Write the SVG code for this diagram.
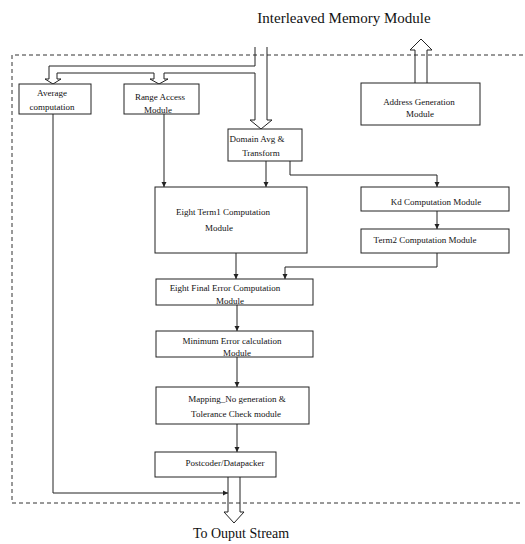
<svg xmlns="http://www.w3.org/2000/svg" width="525" height="544" viewBox="0 0 525 544">
<style>
.box{fill:#fff;stroke:#222;stroke-width:1}
.ln{fill:none;stroke:#222;stroke-width:1}
.dash{fill:none;stroke:#333;stroke-width:1;stroke-dasharray:4 3}
.t{font-family:"Liberation Serif","Times New Roman",serif;font-size:9px;fill:#111;text-anchor:middle}
.big{font-family:"Liberation Serif","Times New Roman",serif;font-size:15px;fill:#111;text-anchor:middle}
</style>
<defs>
<marker id="ah" markerWidth="6" markerHeight="6" refX="5" refY="3" orient="auto" markerUnits="userSpaceOnUse">
<path d="M0,0.5 L5,3 L0,5.5 Z" fill="#222"/>
</marker>
</defs>
<text class="big" x="344" y="23">Interleaved  Memory Module</text>
<text class="big" x="241" y="538" style="font-size:14px">To Ouput Stream</text>
<path class="dash" d="M523,55 H12 V503 H523"/>
<g id="connectors">
<polyline class="ln" points="255,47 255,66 49,66 49,79"/>
<polyline class="ln" points="57,79 57,73 154,73 154,79"/>
<polyline class="ln" points="164,79 164,73 255,73 255,120"/>
<line class="ln" x1="267" y1="47" x2="267" y2="120"/>
<polyline class="ln" points="49,79 45,79 53,84 61,79 57,79"/>
<polyline class="ln" points="154,79 150,79 159,84 168,79 164,79"/>
<polyline class="ln" points="255,120 250,120 261,129 272,120 267,120"/>
<polyline class="ln" points="415,83 415,50 410,50 421,39 432,50 427,50 427,83"/>
<polyline class="ln" points="228,477 228,512 224,512 234,523 244,512 240,512 240,477"/>
<polyline class="ln" points="53,114 53,493 228,493" marker-end="url(#ah)"/>
<line class="ln" x1="164" y1="114" x2="164" y2="187" marker-end="url(#ah)"/>
<line class="ln" x1="266" y1="161" x2="266" y2="187" marker-end="url(#ah)"/>
<polyline class="ln" points="290,161 290,175 437,175 437,187" marker-end="url(#ah)"/>
<line class="ln" x1="437" y1="211" x2="437" y2="229" marker-end="url(#ah)"/>
<polyline class="ln" points="437,253 437,267 285,267 285,279" marker-end="url(#ah)"/>
<line class="ln" x1="236" y1="253" x2="236" y2="279" marker-end="url(#ah)"/>
<line class="ln" x1="237" y1="305" x2="237" y2="331" marker-end="url(#ah)"/>
<line class="ln" x1="237" y1="357" x2="237" y2="387" marker-end="url(#ah)"/>
<line class="ln" x1="237" y1="424" x2="237" y2="452" marker-end="url(#ah)"/>
</g>
<g id="average">
<rect class="box" x="19" y="84" width="72" height="30"/>
<text class="t" x="52" y="96">Average</text>
<text class="t" x="52" y="110">computation</text>
</g>
<g id="range">
<rect class="box" x="124" y="84" width="75" height="30"/>
<text class="t" x="160" y="100">Range Access</text>
<text class="t" x="158" y="113">Module</text>
</g>
<g id="domain">
<rect class="box" x="228" y="129" width="74" height="32"/>
<text class="t" x="257" y="142">Domain Avg &amp;</text>
<text class="t" x="261" y="156">Transform</text>
</g>
<g id="address">
<rect class="box" x="361" y="83" width="119" height="42"/>
<text class="t" x="419" y="105">Address Generation</text>
<text class="t" x="420" y="117">Module</text>
</g>
<g id="term1">
<rect class="box" x="155" y="187" width="152" height="66"/>
<text class="t" x="223" y="215">Eight Term1 Computation</text>
<text class="t" x="219" y="231">Module</text>
</g>
<g id="kd">
<rect class="box" x="361" y="187" width="148" height="24"/>
<text class="t" x="436" y="205">Kd Computation Module</text>
</g>
<g id="term2">
<rect class="box" x="361" y="229" width="148" height="24"/>
<text class="t" x="425" y="243">Term2 Computation Module</text>
</g>
<g id="final">
<rect class="box" x="156" y="279" width="157" height="26"/>
<text class="t" x="225" y="291">Eight Final Error Computation</text>
<text class="t" x="230" y="304">Module</text>
</g>
<g id="minimum">
<rect class="box" x="156" y="331" width="157" height="26"/>
<text class="t" x="232" y="344">Minimum Error calculation</text>
<text class="t" x="237" y="356">Module</text>
</g>
<g id="mapping">
<rect class="box" x="156" y="387" width="153" height="37"/>
<text class="t" x="237" y="402">Mapping_No generation &amp;</text>
<text class="t" x="236" y="417">Tolerance Check module</text>
</g>
<g id="postcoder">
<rect class="box" x="155" y="452" width="121" height="25"/>
<text class="t" x="225" y="466">Postcoder/Datapacker</text>
</g>
</svg>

_Given task_
Leave out the pictures and transcribe everything else exactly.

_Result_
Write the SVG code for this diagram.
<svg xmlns="http://www.w3.org/2000/svg" width="525" height="544" viewBox="0 0 525 544">
<style>
.box{fill:#fff;stroke:#222;stroke-width:1}
.ln{fill:none;stroke:#222;stroke-width:1}
.dash{fill:none;stroke:#333;stroke-width:1;stroke-dasharray:4 3}
.t{font-family:"Liberation Serif","Times New Roman",serif;font-size:9px;fill:#111;text-anchor:middle}
.big{font-family:"Liberation Serif","Times New Roman",serif;font-size:15px;fill:#111;text-anchor:middle}
</style>
<defs>
<marker id="ah" markerWidth="6" markerHeight="6" refX="5" refY="3" orient="auto" markerUnits="userSpaceOnUse">
<path d="M0,0.5 L5,3 L0,5.5 Z" fill="#222"/>
</marker>
</defs>
<text class="big" x="344" y="23">Interleaved  Memory Module</text>
<text class="big" x="241" y="538" style="font-size:14px">To Ouput Stream</text>
<path class="dash" d="M523,55 H12 V503 H523"/>
<g id="connectors">
<polyline class="ln" points="255,47 255,66 49,66 49,79"/>
<polyline class="ln" points="57,79 57,73 154,73 154,79"/>
<polyline class="ln" points="164,79 164,73 255,73 255,120"/>
<line class="ln" x1="267" y1="47" x2="267" y2="120"/>
<polyline class="ln" points="49,79 45,79 53,84 61,79 57,79"/>
<polyline class="ln" points="154,79 150,79 159,84 168,79 164,79"/>
<polyline class="ln" points="255,120 250,120 261,129 272,120 267,120"/>
<polyline class="ln" points="415,83 415,50 410,50 421,39 432,50 427,50 427,83"/>
<polyline class="ln" points="228,477 228,512 224,512 234,523 244,512 240,512 240,477"/>
<polyline class="ln" points="53,114 53,493 228,493" marker-end="url(#ah)"/>
<line class="ln" x1="164" y1="114" x2="164" y2="187" marker-end="url(#ah)"/>
<line class="ln" x1="266" y1="161" x2="266" y2="187" marker-end="url(#ah)"/>
<polyline class="ln" points="290,161 290,175 437,175 437,187" marker-end="url(#ah)"/>
<line class="ln" x1="437" y1="211" x2="437" y2="229" marker-end="url(#ah)"/>
<polyline class="ln" points="437,253 437,267 285,267 285,279" marker-end="url(#ah)"/>
<line class="ln" x1="236" y1="253" x2="236" y2="279" marker-end="url(#ah)"/>
<line class="ln" x1="237" y1="305" x2="237" y2="331" marker-end="url(#ah)"/>
<line class="ln" x1="237" y1="357" x2="237" y2="387" marker-end="url(#ah)"/>
<line class="ln" x1="237" y1="424" x2="237" y2="452" marker-end="url(#ah)"/>
</g>
<g id="average">
<rect class="box" x="19" y="84" width="72" height="30"/>
<text class="t" x="52" y="96">Average</text>
<text class="t" x="52" y="110">computation</text>
</g>
<g id="range">
<rect class="box" x="124" y="84" width="75" height="30"/>
<text class="t" x="160" y="100">Range Access</text>
<text class="t" x="158" y="113">Module</text>
</g>
<g id="domain">
<rect class="box" x="228" y="129" width="74" height="32"/>
<text class="t" x="257" y="142">Domain Avg &amp;</text>
<text class="t" x="261" y="156">Transform</text>
</g>
<g id="address">
<rect class="box" x="361" y="83" width="119" height="42"/>
<text class="t" x="419" y="105">Address Generation</text>
<text class="t" x="420" y="117">Module</text>
</g>
<g id="term1">
<rect class="box" x="155" y="187" width="152" height="66"/>
<text class="t" x="223" y="215">Eight Term1 Computation</text>
<text class="t" x="219" y="231">Module</text>
</g>
<g id="kd">
<rect class="box" x="361" y="187" width="148" height="24"/>
<text class="t" x="436" y="205">Kd Computation Module</text>
</g>
<g id="term2">
<rect class="box" x="361" y="229" width="148" height="24"/>
<text class="t" x="425" y="243">Term2 Computation Module</text>
</g>
<g id="final">
<rect class="box" x="156" y="279" width="157" height="26"/>
<text class="t" x="225" y="291">Eight Final Error Computation</text>
<text class="t" x="230" y="304">Module</text>
</g>
<g id="minimum">
<rect class="box" x="156" y="331" width="157" height="26"/>
<text class="t" x="232" y="344">Minimum Error calculation</text>
<text class="t" x="237" y="356">Module</text>
</g>
<g id="mapping">
<rect class="box" x="156" y="387" width="153" height="37"/>
<text class="t" x="237" y="402">Mapping_No generation &amp;</text>
<text class="t" x="236" y="417">Tolerance Check module</text>
</g>
<g id="postcoder">
<rect class="box" x="155" y="452" width="121" height="25"/>
<text class="t" x="225" y="466">Postcoder/Datapacker</text>
</g>
</svg>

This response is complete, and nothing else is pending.